The LAT reports that whatever the outcome of the probe, the IG’s office will feel the consequences for a long time:

But officials expressed concern that the probe would also involve reviewing the inspector general’s files. Such a step could have a dramatic chilling effect, officials said, making agency employees reluctant to cooperate with future investigations for fear that their involvement and the information they provide would be exposed.

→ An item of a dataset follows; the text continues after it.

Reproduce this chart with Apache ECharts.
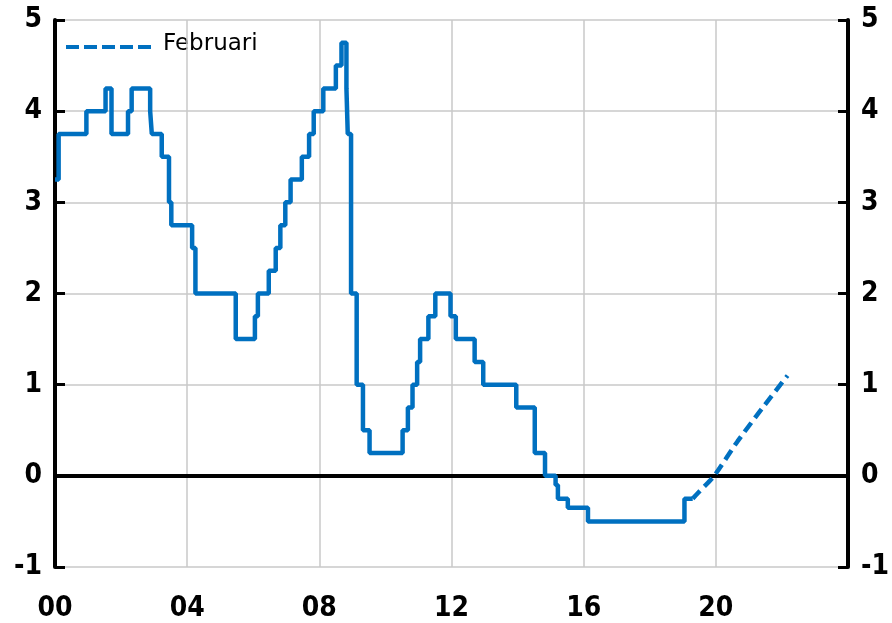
<!DOCTYPE html>
<html>
<head>
    <meta charset="utf-8" />
    <title>Reporänta</title>
    <style>
        html, body { margin: 0; padding: 0; background: #fff; }
        #chart { width: 892px; height: 623px; }
    </style>
</head>
<body>
    <div id="chart"></div>
    <script src="https://cdn.jsdelivr.net/npm/echarts@6/dist/echarts.min.js"></script>
    <script>
        // datum (decimalår) då räntan ändrades, och ny nivå
        var rateDates = [2000.00, 2000.11, 2000.95, 2001.53, 2001.71, 2002.21, 2002.32, 2002.88, 2002.93, 2003.23,
            2003.45, 2003.52, 2004.15, 2004.25, 2005.47, 2006.05, 2006.14, 2006.47, 2006.68, 2006.82,
            2006.97, 2007.13, 2007.47, 2007.69, 2007.83, 2008.12, 2008.50, 2008.67, 2008.82, 2008.86,
            2008.96, 2009.13, 2009.32, 2009.52, 2010.52, 2010.68, 2010.82, 2010.96, 2011.05, 2011.30,
            2011.51, 2011.97, 2012.13, 2012.70, 2012.96, 2013.96, 2014.52, 2014.83, 2015.15, 2015.22,
            2015.52, 2016.13, 2019.05, 2019.30];
        var rateValues = [3.25, 3.75, 4.00, 4.25, 3.75, 4.00, 4.25, 4.00, 3.75, 3.50,
            3.00, 2.75, 2.50, 2.00, 1.50, 1.75, 2.00, 2.25, 2.50, 2.75,
            3.00, 3.25, 3.50, 3.75, 4.00, 4.25, 4.50, 4.75, 4.25, 3.75,
            2.00, 1.00, 0.50, 0.25, 0.50, 0.75, 1.00, 1.25, 1.50, 1.75,
            2.00, 1.75, 1.50, 1.25, 1.00, 0.75, 0.25, 0.00, -0.10, -0.25,
            -0.35, -0.50, -0.25, -0.25];
        // prognos, februari
        var fcDates = [2019.30, 2019.48, 2019.95, 2020.66, 2021.40, 2022.17];
        var fcValues = [-0.25, -0.18, 0.00, 0.38, 0.74, 1.10];
        var fcName = 'Februari';

        var yTicks = { min: -1, max: 5, interval: 1 };
        var xTicks = { min: 2000, max: 2024, interval: 4 };

        var BLUE = '#0070c0',
            FONT = '"Liberation Sans Narrow", "DejaVu Sans Condensed", sans-serif',
            DASH = [11, 6];

        function pairs(xs, ys) {
            var out = [];
            for (var i = 0; i < xs.length; i++) out.push([xs[i], ys[i]]);
            return out;
        }

        function yAxisOpt(pos) {
            return {
                type: 'value',
                position: pos,
                min: yTicks.min,
                max: yTicks.max,
                interval: yTicks.interval,
                axisLine: { show: true, lineStyle: { color: '#000', width: 4 } },
                axisTick: { show: true, inside: true, length: 10, lineStyle: { color: '#000', width: 3 } },
                axisLabel: { color: '#000', fontFamily: FONT, fontWeight: 'bold', fontSize: 28, margin: 13 },
                splitLine: { show: pos === 'left', lineStyle: { color: '#c8c8c8', width: 1.5 } }
            };
        }

        var myChart = echarts.init(document.getElementById('chart'));
        var option = {
            backgroundColor: '#fff',
            animation: false,
            grid: { left: 55, right: 40, top: 20, bottom: 54 },
            // teckenförklaring ritad för hand
            graphic: [
                {
                    type: 'line',
                    shape: { x1: 66, y1: 47, x2: 152, y2: 47 },
                    style: { stroke: BLUE, lineWidth: 4, lineDash: [13, 5] }
                },
                {
                    type: 'text',
                    left: 163,
                    top: 33,
                    style: { text: fcName, fill: '#000', font: '23px "DejaVu Sans"' }
                }
            ],
            xAxis: {
                type: 'value',
                min: xTicks.min,
                max: xTicks.max,
                interval: xTicks.interval,
                axisLine: { show: false, onZero: false },
                axisTick: { show: false },
                axisLabel: {
                    color: '#000', fontFamily: FONT, fontWeight: 'bold', fontSize: 28, margin: 28,
                    formatter: function (v) { return v === xTicks.max ? '' : String(v).slice(2); }
                },
                splitLine: { show: true, lineStyle: { color: '#c8c8c8', width: 1.5 } }
            },
            yAxis: [yAxisOpt('left'), yAxisOpt('right')],
            series: [
                {
                    name: 'Reporänta',
                    type: 'line',
                    step: 'end',
                    symbol: 'none',
                    data: pairs(rateDates, rateValues),
                    lineStyle: { color: BLUE, width: 4.5 },
                    z: 3,
                    markLine: {
                        silent: true,
                        symbol: 'none',
                        label: { show: false },
                        lineStyle: { color: '#000', width: 4, type: 'solid' },
                        data: [{ yAxis: 0 }],
                        z: 2
                    }
                },
                {
                    name: fcName,
                    type: 'line',
                    symbol: 'none',
                    smooth: 0.2,
                    data: pairs(fcDates, fcValues),
                    lineStyle: { color: BLUE, width: 4.5, type: DASH },
                    z: 3
                }
            ]
        };
        myChart.setOption(option);
    </script>
</body>
</html>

Helgerson has been under fire for years. A recently-declassified report blasting the CIA’s pre-9/11 performance has been vociferously criticized by Hayden and his two predecessors, Porter Goss and George Tenet. Goss made Helgerson undergo a polygraph last year after Goss fired one of Helgerson’s subordinates, Mary McCarthy, for allegedly leaking classified information about the agency’s so-called “black sites” — off-the-books detention facilities in Europe — to The Washington Post. That leak fueled the perception that Helgerson was out to stop certain CIA policies — a perception surely bolstered by his most recent reviews into interrogations, detentions and renditions.

But Helgerson is a presidential appointee, not a Hayden subordinate. According to the NYT, Hayden would have to go to White House appointees if he wants Helgerson gone.

Under federal procedures, agency heads who are unhappy with the conduct of their inspectors general have at least two places to file complaints. One is the Integrity Committee of the President’s Council on Integrity and Efficiency, which oversees all the inspectors general. The aggrieved agency head can also go directly to the White House.

If serious accusations against an inspector general are sustained by evidence, the president can dismiss him.

And we all know President Bush is scrupulous about both evidence and oversight. Especially over crucial intelligence-related policies in the war on terrorism.